Recorded data:
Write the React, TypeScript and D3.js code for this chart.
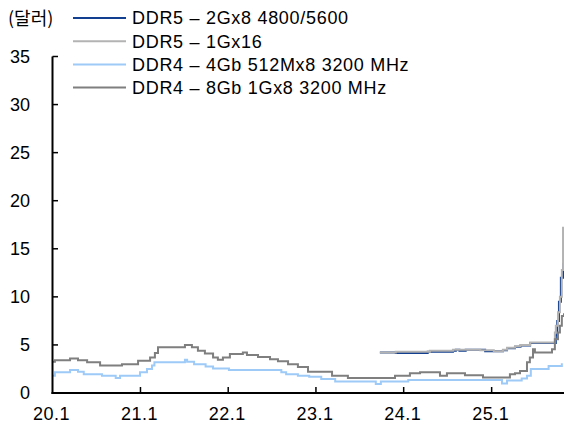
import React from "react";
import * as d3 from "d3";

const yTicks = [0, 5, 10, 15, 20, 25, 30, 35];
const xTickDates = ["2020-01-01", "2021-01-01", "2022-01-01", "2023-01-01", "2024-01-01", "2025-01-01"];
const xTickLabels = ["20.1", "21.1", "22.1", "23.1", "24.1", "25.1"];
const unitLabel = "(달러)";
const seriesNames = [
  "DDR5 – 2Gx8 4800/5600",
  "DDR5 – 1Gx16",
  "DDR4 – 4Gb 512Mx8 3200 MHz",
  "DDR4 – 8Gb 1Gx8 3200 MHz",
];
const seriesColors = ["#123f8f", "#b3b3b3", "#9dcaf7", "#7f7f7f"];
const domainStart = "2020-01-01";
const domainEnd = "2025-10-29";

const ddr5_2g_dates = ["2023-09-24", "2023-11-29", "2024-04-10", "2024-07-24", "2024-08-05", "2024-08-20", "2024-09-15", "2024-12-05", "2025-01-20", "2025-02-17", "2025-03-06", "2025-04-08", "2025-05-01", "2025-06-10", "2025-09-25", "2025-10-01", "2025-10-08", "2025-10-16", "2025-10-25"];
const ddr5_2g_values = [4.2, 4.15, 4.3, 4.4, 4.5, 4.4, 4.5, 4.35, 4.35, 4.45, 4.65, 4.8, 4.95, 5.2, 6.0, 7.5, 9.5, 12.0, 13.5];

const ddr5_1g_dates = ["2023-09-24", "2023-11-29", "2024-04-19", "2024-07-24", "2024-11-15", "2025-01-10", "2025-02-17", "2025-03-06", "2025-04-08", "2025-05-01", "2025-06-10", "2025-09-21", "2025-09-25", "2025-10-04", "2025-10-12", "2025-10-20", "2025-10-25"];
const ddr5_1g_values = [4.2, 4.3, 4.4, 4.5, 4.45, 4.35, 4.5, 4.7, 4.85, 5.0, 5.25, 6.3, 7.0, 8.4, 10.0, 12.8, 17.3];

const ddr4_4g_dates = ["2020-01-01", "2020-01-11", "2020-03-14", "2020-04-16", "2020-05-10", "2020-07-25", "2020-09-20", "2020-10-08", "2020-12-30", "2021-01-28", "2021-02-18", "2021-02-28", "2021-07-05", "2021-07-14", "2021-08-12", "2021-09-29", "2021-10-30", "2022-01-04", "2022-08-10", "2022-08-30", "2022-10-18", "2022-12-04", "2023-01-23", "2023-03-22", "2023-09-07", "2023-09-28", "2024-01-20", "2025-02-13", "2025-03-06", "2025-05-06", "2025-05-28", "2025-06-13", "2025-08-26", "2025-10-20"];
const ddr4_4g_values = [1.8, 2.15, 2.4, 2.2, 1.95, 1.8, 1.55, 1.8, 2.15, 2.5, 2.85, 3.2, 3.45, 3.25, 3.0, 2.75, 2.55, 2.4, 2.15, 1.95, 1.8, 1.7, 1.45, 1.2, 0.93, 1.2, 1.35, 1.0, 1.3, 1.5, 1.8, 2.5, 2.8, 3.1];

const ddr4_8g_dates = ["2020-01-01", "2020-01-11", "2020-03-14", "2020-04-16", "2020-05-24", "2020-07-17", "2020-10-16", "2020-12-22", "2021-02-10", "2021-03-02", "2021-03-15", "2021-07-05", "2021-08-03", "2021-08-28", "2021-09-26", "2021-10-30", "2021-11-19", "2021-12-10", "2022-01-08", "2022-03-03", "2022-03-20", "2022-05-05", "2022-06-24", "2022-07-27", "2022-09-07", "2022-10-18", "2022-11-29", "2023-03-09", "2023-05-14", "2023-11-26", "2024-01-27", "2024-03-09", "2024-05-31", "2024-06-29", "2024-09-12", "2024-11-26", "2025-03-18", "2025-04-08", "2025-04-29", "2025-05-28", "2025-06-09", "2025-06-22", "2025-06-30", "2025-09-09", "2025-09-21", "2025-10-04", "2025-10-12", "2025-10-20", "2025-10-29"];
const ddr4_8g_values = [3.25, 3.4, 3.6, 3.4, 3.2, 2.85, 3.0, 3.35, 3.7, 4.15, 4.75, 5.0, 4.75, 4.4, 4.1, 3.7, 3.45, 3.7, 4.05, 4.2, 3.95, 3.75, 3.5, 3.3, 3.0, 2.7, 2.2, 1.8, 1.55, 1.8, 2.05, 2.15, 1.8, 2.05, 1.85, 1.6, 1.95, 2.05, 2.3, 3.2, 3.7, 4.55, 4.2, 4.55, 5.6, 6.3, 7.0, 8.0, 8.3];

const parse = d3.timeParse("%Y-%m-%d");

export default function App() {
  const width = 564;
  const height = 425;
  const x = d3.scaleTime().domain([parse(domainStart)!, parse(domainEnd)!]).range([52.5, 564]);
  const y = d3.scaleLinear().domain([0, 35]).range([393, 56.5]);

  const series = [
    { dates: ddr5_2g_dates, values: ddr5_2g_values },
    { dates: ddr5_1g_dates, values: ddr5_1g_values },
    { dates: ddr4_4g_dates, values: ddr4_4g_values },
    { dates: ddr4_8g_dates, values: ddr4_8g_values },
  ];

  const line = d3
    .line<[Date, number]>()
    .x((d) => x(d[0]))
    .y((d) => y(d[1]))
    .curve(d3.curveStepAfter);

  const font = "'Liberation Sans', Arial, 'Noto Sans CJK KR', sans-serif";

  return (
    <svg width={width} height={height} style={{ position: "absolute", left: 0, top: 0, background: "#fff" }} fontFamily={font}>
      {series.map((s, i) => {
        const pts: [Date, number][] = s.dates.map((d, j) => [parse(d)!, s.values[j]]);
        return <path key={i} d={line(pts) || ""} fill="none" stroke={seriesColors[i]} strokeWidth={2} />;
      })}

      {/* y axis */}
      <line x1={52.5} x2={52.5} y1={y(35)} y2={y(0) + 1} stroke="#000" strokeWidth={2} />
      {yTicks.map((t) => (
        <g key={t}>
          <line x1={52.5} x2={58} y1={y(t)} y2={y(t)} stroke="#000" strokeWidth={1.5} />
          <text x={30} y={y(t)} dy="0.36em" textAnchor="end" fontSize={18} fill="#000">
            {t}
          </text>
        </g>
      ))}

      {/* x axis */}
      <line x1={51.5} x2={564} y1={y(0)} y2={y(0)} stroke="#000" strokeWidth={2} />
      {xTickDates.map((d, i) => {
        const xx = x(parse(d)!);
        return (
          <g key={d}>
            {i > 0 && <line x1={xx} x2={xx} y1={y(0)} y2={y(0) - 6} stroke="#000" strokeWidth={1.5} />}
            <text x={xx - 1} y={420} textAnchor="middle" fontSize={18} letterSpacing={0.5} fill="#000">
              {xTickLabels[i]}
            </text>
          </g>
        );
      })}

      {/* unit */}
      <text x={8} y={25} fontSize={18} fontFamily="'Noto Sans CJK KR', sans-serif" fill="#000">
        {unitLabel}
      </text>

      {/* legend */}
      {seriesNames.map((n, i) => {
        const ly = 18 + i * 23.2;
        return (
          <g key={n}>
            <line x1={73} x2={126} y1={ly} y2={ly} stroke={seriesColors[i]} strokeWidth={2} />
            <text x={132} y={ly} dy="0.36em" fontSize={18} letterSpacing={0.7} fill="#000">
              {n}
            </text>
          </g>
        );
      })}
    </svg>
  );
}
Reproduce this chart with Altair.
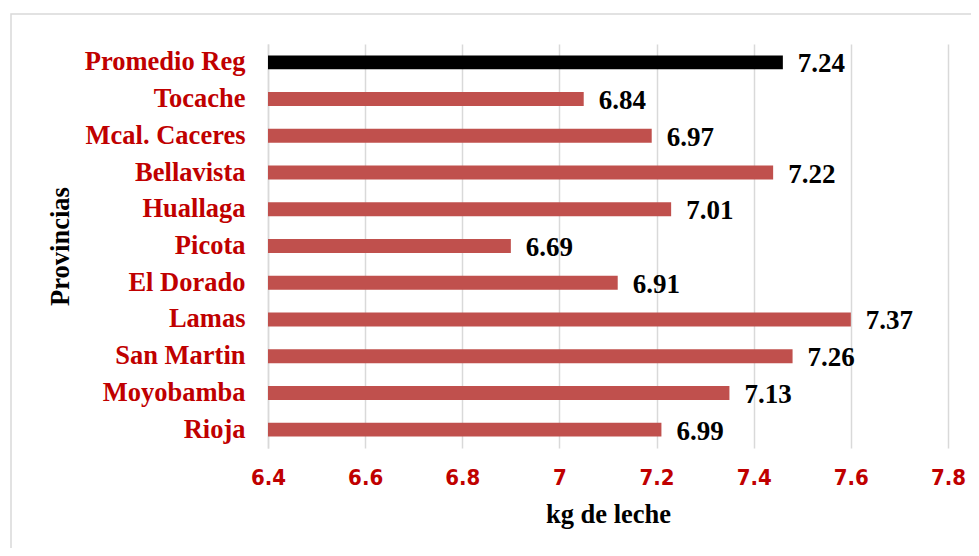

WORK TO COMPLETE: Copy each line that holds the word "chart".

EXERCISE OUTPUT:
Write the React, TypeScript and D3.js code for this chart.
Reproduce this chart with Altair.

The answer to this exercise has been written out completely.